Task description -
Below is a listing; restate from it, character for character, the lines beginning at the line holding "What D3.js code" and ending at the line holding "const yTicks = [70, 75, 80, 85, 90, 95, 100];", both included.

-=-=-=-=-

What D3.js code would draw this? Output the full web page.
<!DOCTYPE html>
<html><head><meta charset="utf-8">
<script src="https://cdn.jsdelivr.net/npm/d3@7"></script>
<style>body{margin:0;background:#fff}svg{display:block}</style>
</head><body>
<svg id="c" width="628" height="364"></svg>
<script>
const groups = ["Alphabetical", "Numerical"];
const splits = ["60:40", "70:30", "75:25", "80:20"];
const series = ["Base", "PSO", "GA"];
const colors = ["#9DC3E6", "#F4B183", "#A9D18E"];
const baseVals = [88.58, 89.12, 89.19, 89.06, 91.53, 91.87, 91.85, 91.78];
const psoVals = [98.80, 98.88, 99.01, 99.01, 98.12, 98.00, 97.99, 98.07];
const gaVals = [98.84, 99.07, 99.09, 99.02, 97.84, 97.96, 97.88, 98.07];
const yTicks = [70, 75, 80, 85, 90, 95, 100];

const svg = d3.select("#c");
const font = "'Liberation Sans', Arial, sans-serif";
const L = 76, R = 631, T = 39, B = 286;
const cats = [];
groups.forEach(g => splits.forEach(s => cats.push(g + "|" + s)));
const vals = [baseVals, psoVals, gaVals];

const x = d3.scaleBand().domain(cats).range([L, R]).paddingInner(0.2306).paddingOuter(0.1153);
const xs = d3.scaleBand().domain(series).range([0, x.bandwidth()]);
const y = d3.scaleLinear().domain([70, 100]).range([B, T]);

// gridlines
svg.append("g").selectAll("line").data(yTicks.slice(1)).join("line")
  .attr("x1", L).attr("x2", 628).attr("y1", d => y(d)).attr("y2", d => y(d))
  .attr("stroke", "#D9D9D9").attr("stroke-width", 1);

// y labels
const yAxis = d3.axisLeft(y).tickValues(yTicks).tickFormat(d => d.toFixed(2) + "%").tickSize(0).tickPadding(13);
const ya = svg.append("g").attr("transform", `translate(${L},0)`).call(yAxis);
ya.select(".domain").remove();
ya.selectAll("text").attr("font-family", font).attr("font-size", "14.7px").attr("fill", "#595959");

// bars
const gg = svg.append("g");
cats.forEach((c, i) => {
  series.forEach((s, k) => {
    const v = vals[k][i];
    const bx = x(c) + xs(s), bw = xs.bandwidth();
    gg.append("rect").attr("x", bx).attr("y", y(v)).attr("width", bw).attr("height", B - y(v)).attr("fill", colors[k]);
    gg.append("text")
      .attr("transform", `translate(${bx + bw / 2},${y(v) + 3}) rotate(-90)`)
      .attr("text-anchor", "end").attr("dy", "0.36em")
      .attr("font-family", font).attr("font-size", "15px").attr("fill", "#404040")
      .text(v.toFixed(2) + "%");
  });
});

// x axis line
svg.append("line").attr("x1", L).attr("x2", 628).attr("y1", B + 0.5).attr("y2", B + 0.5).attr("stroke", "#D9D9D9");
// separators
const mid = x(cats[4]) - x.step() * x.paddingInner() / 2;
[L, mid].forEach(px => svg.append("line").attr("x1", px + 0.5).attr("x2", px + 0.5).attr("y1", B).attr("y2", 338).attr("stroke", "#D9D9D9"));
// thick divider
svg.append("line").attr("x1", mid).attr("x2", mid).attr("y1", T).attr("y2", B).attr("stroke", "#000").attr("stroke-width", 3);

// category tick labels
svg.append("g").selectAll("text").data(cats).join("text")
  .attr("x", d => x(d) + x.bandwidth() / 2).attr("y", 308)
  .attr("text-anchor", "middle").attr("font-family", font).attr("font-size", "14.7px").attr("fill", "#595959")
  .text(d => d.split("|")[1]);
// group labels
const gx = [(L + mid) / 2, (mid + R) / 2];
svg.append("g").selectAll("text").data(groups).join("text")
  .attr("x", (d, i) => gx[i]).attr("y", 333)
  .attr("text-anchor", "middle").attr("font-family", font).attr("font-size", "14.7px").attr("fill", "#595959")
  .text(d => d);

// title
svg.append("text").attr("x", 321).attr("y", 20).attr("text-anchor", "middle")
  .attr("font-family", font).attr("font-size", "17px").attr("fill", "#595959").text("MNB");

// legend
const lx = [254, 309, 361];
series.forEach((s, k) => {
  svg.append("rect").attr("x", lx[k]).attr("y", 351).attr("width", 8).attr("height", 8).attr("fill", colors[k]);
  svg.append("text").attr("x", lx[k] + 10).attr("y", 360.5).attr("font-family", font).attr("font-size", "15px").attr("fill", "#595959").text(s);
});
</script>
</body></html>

-=-=-=-=-

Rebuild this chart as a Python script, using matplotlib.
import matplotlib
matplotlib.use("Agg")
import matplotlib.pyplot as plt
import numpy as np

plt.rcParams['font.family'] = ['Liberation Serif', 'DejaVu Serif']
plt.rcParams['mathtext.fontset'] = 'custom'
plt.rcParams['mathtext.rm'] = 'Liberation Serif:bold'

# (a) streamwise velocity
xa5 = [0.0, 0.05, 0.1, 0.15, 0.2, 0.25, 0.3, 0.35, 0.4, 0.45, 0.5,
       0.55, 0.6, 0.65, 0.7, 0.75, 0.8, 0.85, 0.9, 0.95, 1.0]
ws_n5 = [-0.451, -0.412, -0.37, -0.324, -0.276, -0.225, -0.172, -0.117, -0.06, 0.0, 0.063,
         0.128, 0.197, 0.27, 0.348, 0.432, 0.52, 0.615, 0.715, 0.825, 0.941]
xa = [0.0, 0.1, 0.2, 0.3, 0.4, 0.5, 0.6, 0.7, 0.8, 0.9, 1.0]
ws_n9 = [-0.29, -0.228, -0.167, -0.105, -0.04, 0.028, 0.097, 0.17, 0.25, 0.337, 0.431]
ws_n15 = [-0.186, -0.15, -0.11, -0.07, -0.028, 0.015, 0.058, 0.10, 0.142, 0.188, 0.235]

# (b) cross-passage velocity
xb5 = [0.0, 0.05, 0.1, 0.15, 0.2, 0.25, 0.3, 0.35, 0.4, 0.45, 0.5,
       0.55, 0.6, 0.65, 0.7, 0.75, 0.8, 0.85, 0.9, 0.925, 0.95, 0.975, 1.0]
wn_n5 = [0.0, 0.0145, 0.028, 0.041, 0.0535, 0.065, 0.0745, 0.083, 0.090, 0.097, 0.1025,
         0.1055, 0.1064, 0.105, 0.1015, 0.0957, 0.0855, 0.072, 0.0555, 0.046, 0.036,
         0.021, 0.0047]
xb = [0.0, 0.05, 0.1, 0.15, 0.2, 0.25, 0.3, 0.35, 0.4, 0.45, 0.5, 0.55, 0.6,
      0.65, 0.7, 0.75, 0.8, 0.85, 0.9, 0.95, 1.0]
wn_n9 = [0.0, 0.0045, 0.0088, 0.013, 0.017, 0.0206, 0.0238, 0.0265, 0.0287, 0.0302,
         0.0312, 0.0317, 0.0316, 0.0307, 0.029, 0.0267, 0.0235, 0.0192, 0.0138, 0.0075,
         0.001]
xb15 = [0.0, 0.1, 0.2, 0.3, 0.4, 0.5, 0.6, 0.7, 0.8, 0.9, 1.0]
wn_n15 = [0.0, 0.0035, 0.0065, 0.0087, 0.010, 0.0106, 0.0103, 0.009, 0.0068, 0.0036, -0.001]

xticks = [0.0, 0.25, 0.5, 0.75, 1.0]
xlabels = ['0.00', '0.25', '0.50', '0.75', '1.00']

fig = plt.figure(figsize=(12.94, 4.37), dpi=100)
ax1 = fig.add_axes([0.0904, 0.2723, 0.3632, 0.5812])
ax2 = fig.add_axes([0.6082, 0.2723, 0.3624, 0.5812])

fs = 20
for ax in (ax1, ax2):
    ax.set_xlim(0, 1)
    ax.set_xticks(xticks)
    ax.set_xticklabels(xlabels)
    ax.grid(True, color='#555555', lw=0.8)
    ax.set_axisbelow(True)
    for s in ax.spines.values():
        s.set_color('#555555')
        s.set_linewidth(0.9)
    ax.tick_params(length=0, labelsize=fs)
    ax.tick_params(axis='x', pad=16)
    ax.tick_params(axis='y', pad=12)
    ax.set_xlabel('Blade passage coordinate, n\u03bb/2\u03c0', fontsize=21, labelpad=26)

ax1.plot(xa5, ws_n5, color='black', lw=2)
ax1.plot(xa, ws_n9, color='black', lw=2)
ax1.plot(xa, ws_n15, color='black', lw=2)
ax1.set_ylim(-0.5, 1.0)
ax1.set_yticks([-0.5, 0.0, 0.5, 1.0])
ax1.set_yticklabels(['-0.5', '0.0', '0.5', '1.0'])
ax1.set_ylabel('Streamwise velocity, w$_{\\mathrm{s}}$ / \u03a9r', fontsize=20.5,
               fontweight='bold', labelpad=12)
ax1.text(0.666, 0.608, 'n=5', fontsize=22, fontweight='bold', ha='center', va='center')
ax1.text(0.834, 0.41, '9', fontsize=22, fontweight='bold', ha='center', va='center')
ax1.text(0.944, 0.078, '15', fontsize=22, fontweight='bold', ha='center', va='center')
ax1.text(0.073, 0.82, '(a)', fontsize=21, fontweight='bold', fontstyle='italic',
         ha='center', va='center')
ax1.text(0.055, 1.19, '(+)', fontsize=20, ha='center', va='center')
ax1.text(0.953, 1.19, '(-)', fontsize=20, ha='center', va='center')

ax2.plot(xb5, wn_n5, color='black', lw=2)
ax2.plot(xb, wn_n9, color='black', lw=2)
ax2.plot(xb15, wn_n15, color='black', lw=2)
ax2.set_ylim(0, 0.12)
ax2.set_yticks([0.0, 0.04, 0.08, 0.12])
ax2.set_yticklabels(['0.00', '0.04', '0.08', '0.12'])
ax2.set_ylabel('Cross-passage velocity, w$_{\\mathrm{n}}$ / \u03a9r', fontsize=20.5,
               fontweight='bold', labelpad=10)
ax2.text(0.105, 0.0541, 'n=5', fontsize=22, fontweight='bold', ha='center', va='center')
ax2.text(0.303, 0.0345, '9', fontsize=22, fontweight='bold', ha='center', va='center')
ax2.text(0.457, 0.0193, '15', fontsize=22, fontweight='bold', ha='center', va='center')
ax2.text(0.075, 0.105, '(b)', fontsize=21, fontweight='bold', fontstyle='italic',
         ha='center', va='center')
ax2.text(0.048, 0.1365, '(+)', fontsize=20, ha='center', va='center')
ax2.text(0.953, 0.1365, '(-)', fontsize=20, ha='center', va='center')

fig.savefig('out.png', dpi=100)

-=-=-=-=-

Correct answer -
What D3.js code would draw this? Output the full web page.
<!DOCTYPE html>
<html><head><meta charset="utf-8">
<script src="https://cdn.jsdelivr.net/npm/d3@7"></script>
<style>body{margin:0;background:#fff}svg{display:block}</style>
</head><body>
<svg id="c" width="628" height="364"></svg>
<script>
const groups = ["Alphabetical", "Numerical"];
const splits = ["60:40", "70:30", "75:25", "80:20"];
const series = ["Base", "PSO", "GA"];
const colors = ["#9DC3E6", "#F4B183", "#A9D18E"];
const baseVals = [88.58, 89.12, 89.19, 89.06, 91.53, 91.87, 91.85, 91.78];
const psoVals = [98.80, 98.88, 99.01, 99.01, 98.12, 98.00, 97.99, 98.07];
const gaVals = [98.84, 99.07, 99.09, 99.02, 97.84, 97.96, 97.88, 98.07];
const yTicks = [70, 75, 80, 85, 90, 95, 100];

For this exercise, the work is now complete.